Lorsqu’une entreprise ne fait, au titre de la coopération, que confirmer, et ce de manière moins précise et explicite, certaines des informations déjà données par une autre entreprise au titre de la coopération, le degré de coopération fournie par cette entreprise, quoiqu’il puisse ne pas être dénué d’une certaine utilité pour la Commission, ne saurait être considéré comme comparable à celui fourni par la première entreprise à avoir donné lesdites informations. Une déclaration se limitant à corroborer, dans une certaine mesure, une déclaration dont la Commission disposait déjà ne facilite en effet pas sa tâche de manière significative. Partant, elle ne saurait être suffisante pour justifier une réduction du montant de l’amende au titre de la coopération.

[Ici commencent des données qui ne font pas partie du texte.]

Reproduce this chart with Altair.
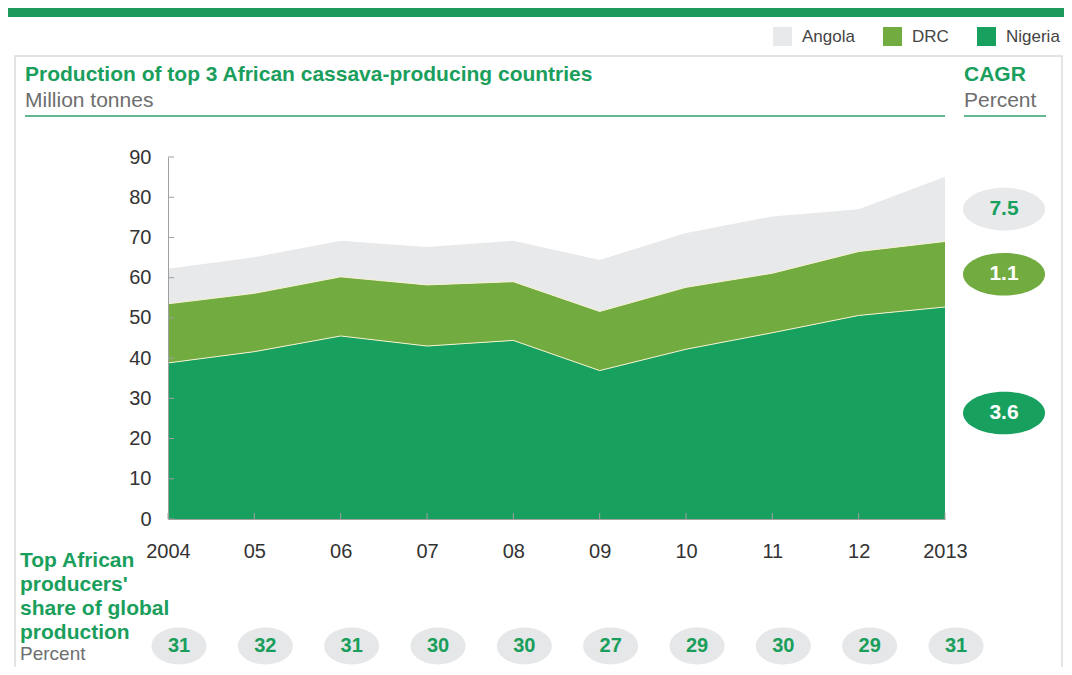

Par ailleurs, la collaboration d’une entreprise à l’enquête ne donne droit à aucune réduction d’amende lorsque cette collaboration n’a pas dépassé ce qui résultait des obligations qui lui incombaient en vertu de l’article 18 du règlement no 1/2003.

Enfin, quand bien même il y aurait lieu de considérer que la Commission disposerait d’une marge d’appréciation dans le cadre de l’examen de la valeur ajoutée significative d’informations qui lui sont fournies en vertu de la communication sur la coopération, il n’en demeure pas moins que le Tribunal ne saurait s’appuyer sur ladite marge d’appréciation pour renoncer à exercer un contrôle approfondi tant de droit que de fait de l’appréciation de la Commission à cet égard.

(cf. points 142, 147-153)

10.    Voir le texte de la décision.

(cf. points 162, 163)

11.    Voir le texte de la décision.